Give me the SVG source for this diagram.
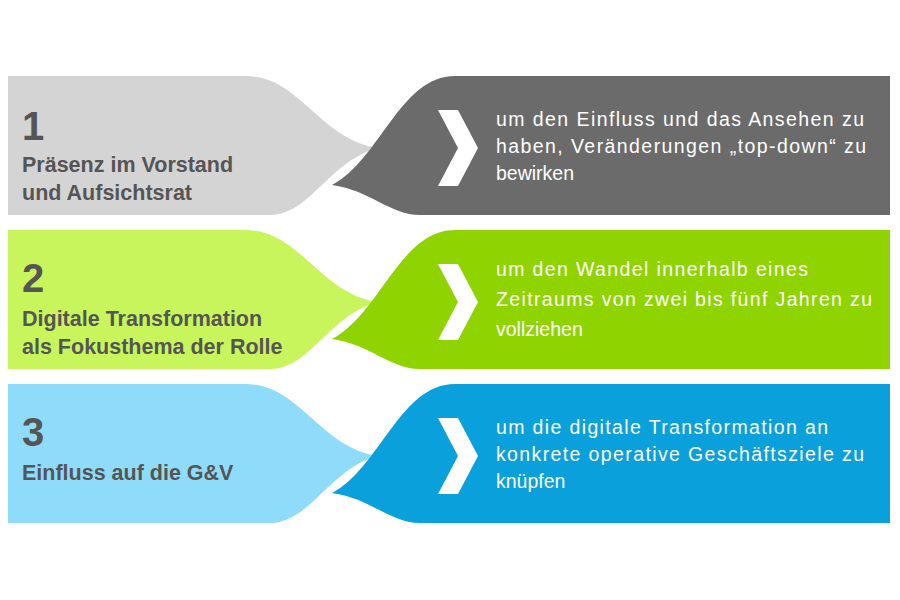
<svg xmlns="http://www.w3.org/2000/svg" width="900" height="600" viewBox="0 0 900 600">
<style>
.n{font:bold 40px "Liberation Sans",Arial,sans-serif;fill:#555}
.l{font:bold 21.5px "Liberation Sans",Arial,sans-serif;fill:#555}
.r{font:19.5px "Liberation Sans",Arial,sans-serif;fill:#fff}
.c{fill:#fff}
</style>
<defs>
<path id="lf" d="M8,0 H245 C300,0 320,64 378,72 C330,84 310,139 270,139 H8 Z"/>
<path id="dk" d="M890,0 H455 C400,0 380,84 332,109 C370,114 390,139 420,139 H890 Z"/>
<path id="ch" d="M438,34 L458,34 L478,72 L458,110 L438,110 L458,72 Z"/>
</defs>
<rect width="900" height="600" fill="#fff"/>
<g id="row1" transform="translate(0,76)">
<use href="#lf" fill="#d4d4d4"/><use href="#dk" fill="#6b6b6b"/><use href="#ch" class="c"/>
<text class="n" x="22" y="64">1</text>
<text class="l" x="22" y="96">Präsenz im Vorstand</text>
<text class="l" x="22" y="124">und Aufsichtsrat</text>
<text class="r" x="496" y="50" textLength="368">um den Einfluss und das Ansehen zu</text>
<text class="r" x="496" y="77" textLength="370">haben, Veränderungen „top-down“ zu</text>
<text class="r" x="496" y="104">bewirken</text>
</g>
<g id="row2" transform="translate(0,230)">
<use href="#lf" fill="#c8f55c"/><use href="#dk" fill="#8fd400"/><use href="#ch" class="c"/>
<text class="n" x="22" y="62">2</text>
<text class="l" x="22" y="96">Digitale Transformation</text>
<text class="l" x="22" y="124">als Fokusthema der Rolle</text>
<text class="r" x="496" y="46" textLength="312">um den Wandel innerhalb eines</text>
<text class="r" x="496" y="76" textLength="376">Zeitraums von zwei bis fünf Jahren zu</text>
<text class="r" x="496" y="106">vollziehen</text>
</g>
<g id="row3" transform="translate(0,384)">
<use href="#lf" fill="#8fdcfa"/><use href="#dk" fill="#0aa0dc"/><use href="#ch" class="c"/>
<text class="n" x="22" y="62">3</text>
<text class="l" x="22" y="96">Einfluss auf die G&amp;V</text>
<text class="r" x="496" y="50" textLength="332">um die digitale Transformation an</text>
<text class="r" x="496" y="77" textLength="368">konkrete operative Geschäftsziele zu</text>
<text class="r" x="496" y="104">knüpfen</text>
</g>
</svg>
***
REQUIRED TASK
Print the full listing exactly, dropping the pictures.

THE RESPONSE
Give me the SVG source for this diagram.
<svg xmlns="http://www.w3.org/2000/svg" width="900" height="600" viewBox="0 0 900 600">
<style>
.n{font:bold 40px "Liberation Sans",Arial,sans-serif;fill:#555}
.l{font:bold 21.5px "Liberation Sans",Arial,sans-serif;fill:#555}
.r{font:19.5px "Liberation Sans",Arial,sans-serif;fill:#fff}
.c{fill:#fff}
</style>
<defs>
<path id="lf" d="M8,0 H245 C300,0 320,64 378,72 C330,84 310,139 270,139 H8 Z"/>
<path id="dk" d="M890,0 H455 C400,0 380,84 332,109 C370,114 390,139 420,139 H890 Z"/>
<path id="ch" d="M438,34 L458,34 L478,72 L458,110 L438,110 L458,72 Z"/>
</defs>
<rect width="900" height="600" fill="#fff"/>
<g id="row1" transform="translate(0,76)">
<use href="#lf" fill="#d4d4d4"/><use href="#dk" fill="#6b6b6b"/><use href="#ch" class="c"/>
<text class="n" x="22" y="64">1</text>
<text class="l" x="22" y="96">Präsenz im Vorstand</text>
<text class="l" x="22" y="124">und Aufsichtsrat</text>
<text class="r" x="496" y="50" textLength="368">um den Einfluss und das Ansehen zu</text>
<text class="r" x="496" y="77" textLength="370">haben, Veränderungen „top-down“ zu</text>
<text class="r" x="496" y="104">bewirken</text>
</g>
<g id="row2" transform="translate(0,230)">
<use href="#lf" fill="#c8f55c"/><use href="#dk" fill="#8fd400"/><use href="#ch" class="c"/>
<text class="n" x="22" y="62">2</text>
<text class="l" x="22" y="96">Digitale Transformation</text>
<text class="l" x="22" y="124">als Fokusthema der Rolle</text>
<text class="r" x="496" y="46" textLength="312">um den Wandel innerhalb eines</text>
<text class="r" x="496" y="76" textLength="376">Zeitraums von zwei bis fünf Jahren zu</text>
<text class="r" x="496" y="106">vollziehen</text>
</g>
<g id="row3" transform="translate(0,384)">
<use href="#lf" fill="#8fdcfa"/><use href="#dk" fill="#0aa0dc"/><use href="#ch" class="c"/>
<text class="n" x="22" y="62">3</text>
<text class="l" x="22" y="96">Einfluss auf die G&amp;V</text>
<text class="r" x="496" y="50" textLength="332">um die digitale Transformation an</text>
<text class="r" x="496" y="77" textLength="368">konkrete operative Geschäftsziele zu</text>
<text class="r" x="496" y="104">knüpfen</text>
</g>
</svg>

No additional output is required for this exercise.